The facilities – one in Culver City being built by Immortals and another in West Los Angeles being constructed by Team Liquid – are a major step forward in the development of e-sports as a professional competition.

Team Liquid’s training center will include equipment to record competitors’ hand-eye coordination, reaction time and memory skills. Players will use the space for daily scrimmages on cutting-edge gaming computers and consoles. There are also separate spaces to review match video alongside a full-time coaching staff.

The 9,000-square-foot warehouse was leased last month and is being retrofitted for the e-sports franchise, which is majority owned by aXiomatic, an investment group that includes Peter Guber, a co-owner of the Golden State Warriors and Los Angeles Dodgers; Washington Wizards owner Ted Leonsis; AOL Inc. co-founder Steve Case; and Los Angeles Lakers executive Earvin “Magic” Johnson. (See story on page 4).

The facility is scheduled to open in September and will host several professional e-sports teams within Team Liquid’s organization, such as squads that play “League of Legends,” a battle game published by Santa Monica’s Riot Games; Valve Corp.’s “Counterstrike” and “Dota”; and “Hearthstone,” a game created by Irvine’s Blizzard Entertainment, a subsidiary of Santa Monica’s Activision Blizzard Inc.

“Having our teams and players in one location, we’ll be able to take the lessons, methodology (and) practices that we learn from one game and apply it to another,” said Steve Arhancet, a co-chief executive and co-owner of Team Liquid. “All of our teams and players will develop further and hopefully result in better performance across Team Liquid rather than individual siloed teams.”

Team Liquid has several partnerships with firms that produce software for analyzing video-game competitions. The franchise announced a deal last week with Berlin e-sports startup Dojo Madness, which has developed an analytics and data visualization platform that helps teams track competition performances, scout opponents’ tendencies, prepare strategies for upcoming matches and sort through statistics.

“The fact that most teams are basing their analysis on simple spreadsheets and gut feelings is insane,” said Arhancet in a statement when the partnership was announced.

Power players

Immortals is building an 8,000-square-foot training campus divided between multiple buildings in a converted auto body shop in Culver City. The team anticipates four to five squads rotating through the facility weekly, including players of “League of Legends” and Blizzard’s “Overwatch,” among others.

Immortals is backed by big-name investors, including Oaktree Capital Management co-founder Steve Kaplan, a co-owner of the National Basketball Association’s Memphis Grizzlies; Lions Gate Entertainment Corp.; Honest Co. co-founder Brian Lee; and Clinton Foy, managing director of Venice’s Crosscut Ventures.
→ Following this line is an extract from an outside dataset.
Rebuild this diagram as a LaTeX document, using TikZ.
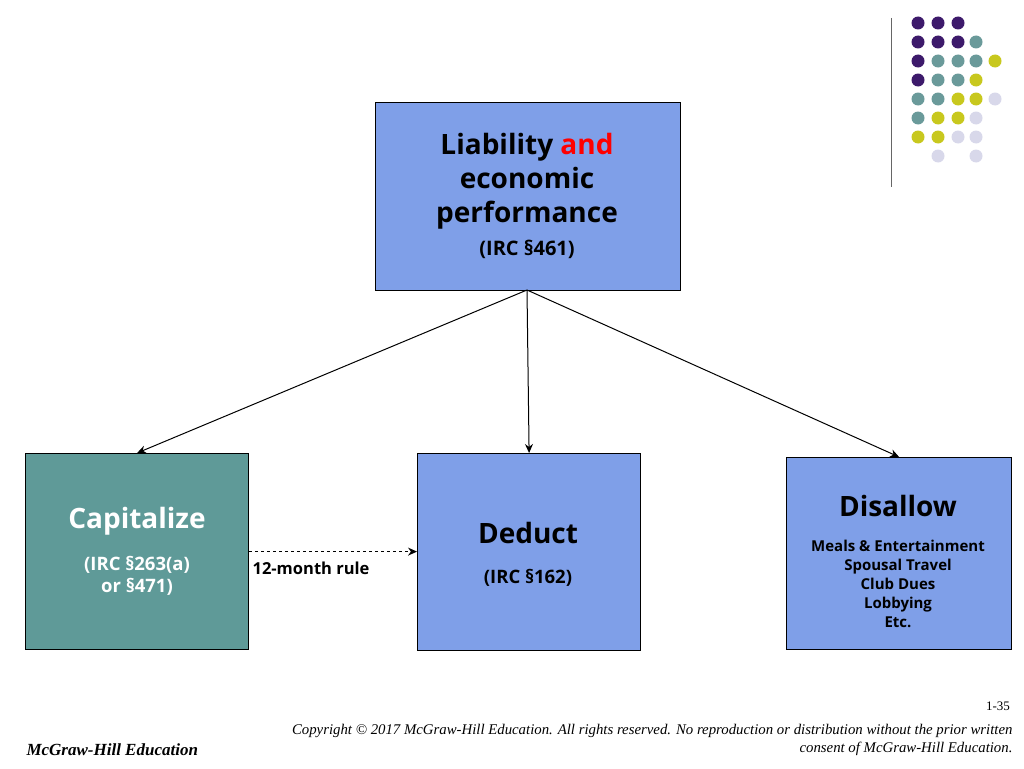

The facility, set to open in the fall, is geared more toward improving player health and fitness rather than analyzing and fine-tuning performance, said Immortals Chief Executive Noah Whinston. He noted the center, in addition to hosting daily strategy meetings, will house a gym for strength-training sessions and a nutritionist tasked with making sure players get enough to eat.

“E-sports players are already good at optimizing their game play,” he said. “We find the greatest areas that need improvement are outside the game: physical fitness, mental health, nutritional planning.”

Immortal’s “League of Legends” team of five players and six support staff currently live and practice inside a large house in Brentwood rented out by team management.

Creating separation between living and professional environments marks another step forward for the e-sports industry.

“It helps prevents burnout from e-sports players playing 14 hours a day, working and living in the same place,” Whinston said.

Physical fitness regimes, he explained, are not intended to create muscle-bound athletes – think wrist curls rather than bench presses.

“The physical fitness is meant to be preventative for e-sports injuries, so making sure wrist and forearms are being strengthened,” he said.

Team Liquid’s facilities won’t include fitness equipment, with players attending a nearby gym instead. The center will have an in-house chef who will cook the gamers two meals a day on weekdays.

Both teams’ plan to have spaces for media production and to host fans for pictures and autograph sessions with players.

But perhaps most importantly for the franchises, the facilities are designed to help them form a cohesive unit and create a team culture under one roof.

“Our ‘Counterstrike’ team has been with our organization for a year and they’ve never met our ‘League of Legends’ team,” said Whinston. “Without a unified facility to force cross-pollination and culture creation, it’s incredibly difficult to create a unified brand.”